By Dr. Sudipto Chatterjee PART 1 | PART 2 | PART 3
However, in Nine Hills One Valley and its two partner-plays (all written and directed by Thiyam), the ‘message’ becomes the ‘medium.’ Thiyam talks about
the history of Manipur in epic dimensions, reverting to the rich folkloric storehouse of the culture that stands in stark and dark contrast to the present condition of the
downtrodden Manipuri people. Nine Hills One Valley (Ching-lon Mapam Tampak Ama) is a haunting and powerful allegory that explores the turmoil that consumes Thiyam’s native
Manipur today. Kangla Online, a Manipuri web-based news source review of the play recognized this change of attitude in Thiyam’s art. “Amidst the ‘out of mind and out of
sight’ criticisms of some people who revile most of Ratan Thiyam’s plays [as] rather Indianised thematically, his latest production Nine Hills One Valley... is, incidentally
based on the chaotic upheavals of the world and more particularly on the present Manipur, in a solid and sensible manner. This time Nine Hills One Valley would seal the
mouths of those who... openly judged Ratan Thiyam [only] by the titles of his plays.”

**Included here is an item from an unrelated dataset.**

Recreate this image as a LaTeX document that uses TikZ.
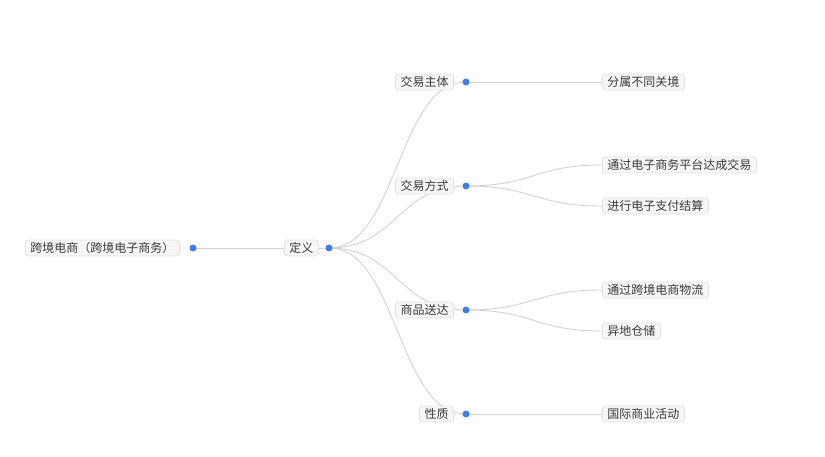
\documentclass[tikz,border=0pt]{standalone}
\usepackage{fontspec}
\newfontfamily\cjk{Noto Sans CJK SC}
\definecolor{TopicText}{HTML}{3A3A3A}
\definecolor{TopicFill}{HTML}{F6F6F6}
\definecolor{TopicLine}{HTML}{E2E2E2}
\definecolor{LinkGray}{HTML}{D2D2D2}
\definecolor{DotBlue}{HTML}{3A80E8}
\usetikzlibrary{
  positioning,
  calc,
  backgrounds
}

% horizontal s-curve between two points
\newcommand{\mmlink}[2]{%
  \path (#1) -- coordinate[pos=.5] (mm) (#2);
  \draw[link] (#1) .. controls (mm |- #1) and (mm |- #2) .. (#2);
}

\begin{document}
\begin{tikzpicture}[
  x=1pt, y=-1pt,
  topic/.style={
    rectangle, rounded corners=3pt,
    draw=TopicLine, fill=TopicFill, line width=0.8pt,
    minimum height=16pt, inner xsep=5pt, inner ysep=1pt,
    font=\cjk\fontsize{12}{13}\selectfont, text=TopicText
  },
  dot/.style={
    circle, fill=DotBlue, inner sep=0pt, minimum size=7pt
  },
  link/.style={
    draw=LinkGray, line width=0.9pt
  }
]
  \useasboundingbox (0,0) rectangle (825,457);

  \node[topic, anchor=west] (root) at (25,248) {跨境电商（跨境电子商务）};
  \node[dot] (d0) at (193,248) {};
  \node[topic, anchor=west] (def) at (284,248) {定义};
  \node[dot] (dd) at (329,248) {};

  \node[topic, anchor=east] (party) at (454,82) {交易主体};
  \node[topic, anchor=east] (mode) at (454,186) {交易方式};
  \node[topic, anchor=east] (ship) at (454,310) {商品送达};
  \node[topic, anchor=east] (kind) at (454,414) {性质};
  \node[dot] (dparty) at (466,82) {};
  \node[dot] (dmode) at (466,186) {};
  \node[dot] (dship) at (466,310) {};
  \node[dot] (dkind) at (466,414) {};

  \node[topic, anchor=west] (customs) at (602,82) {分属不同关境};
  \node[topic, anchor=west] (platform) at (602,165) {通过电子商务平台达成交易};
  \node[topic, anchor=west] (payment) at (602,206) {进行电子支付结算};
  \node[topic, anchor=west] (logistics) at (602,290) {通过跨境电商物流};
  \node[topic, anchor=west] (storage) at (602,331) {异地仓储};
  \node[topic, anchor=west] (trade) at (602,414) {国际商业活动};

  \begin{scope}[on background layer]
    \mmlink{d0.center}{dd.center}
    \mmlink{dd.center}{dparty.center}
    \mmlink{dd.center}{dmode.center}
    \mmlink{dd.center}{dship.center}
    \mmlink{dd.center}{dkind.center}
    \mmlink{dparty.center}{customs.west}
    \mmlink{dmode.center}{platform.west}
    \mmlink{dmode.center}{payment.west}
    \mmlink{dship.center}{logistics.west}
    \mmlink{dship.center}{storage.west}
    \mmlink{dkind.center}{trade.west}
  \end{scope}
\end{tikzpicture}
\end{document}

Ratan Thiyam had already deeply embroiled himself in the vortex of political controversy in 2001, aligning himself with the betrayed people of his tortured home by
returning the Padma Shri, the highest honor given by the Indian Government to a civilian, in protest against the army and administration’s atrocities in Manipur. He had then
said, “Life is not normal in the valley of Manipur... [But] no tangible effort or urgency is visible on the part of the [Central Government]. It is decaying by the day and
there is no helping hand coming forward. It is not disrespect for the civilian honor.. conferred on me, it is the compulsion of my bleeding heart. Although it is a very
painful decision, I am, as a protest, relinquishing this honor.”
Nine Hills One Valley, Thiyam’s latest meditation on Manipur, does not quite come as an act of sudden alignment with the unrest at home. It is simply a more direct
vocalization of his concerns, expressed (as ever) through the concurrently robust and fragile, subtle and unequivocal, melodious and discordant, complex and simple, but
consistently engaging the language of total performativity. Once again, we bear witness to Thiyam’s masterly equipoise of theatrical harmony. Nine Hills One Valley, not
unlike his earlier masterpieces, is a true measure of Thiyam’s lucent creativity, empowered by the underlying belligerence (yet never overbearing in insistence or anger) of a
political unawareness that speaks to and partakes of the sorrows of all beleaguered peoples in a world beset with grief and unrest.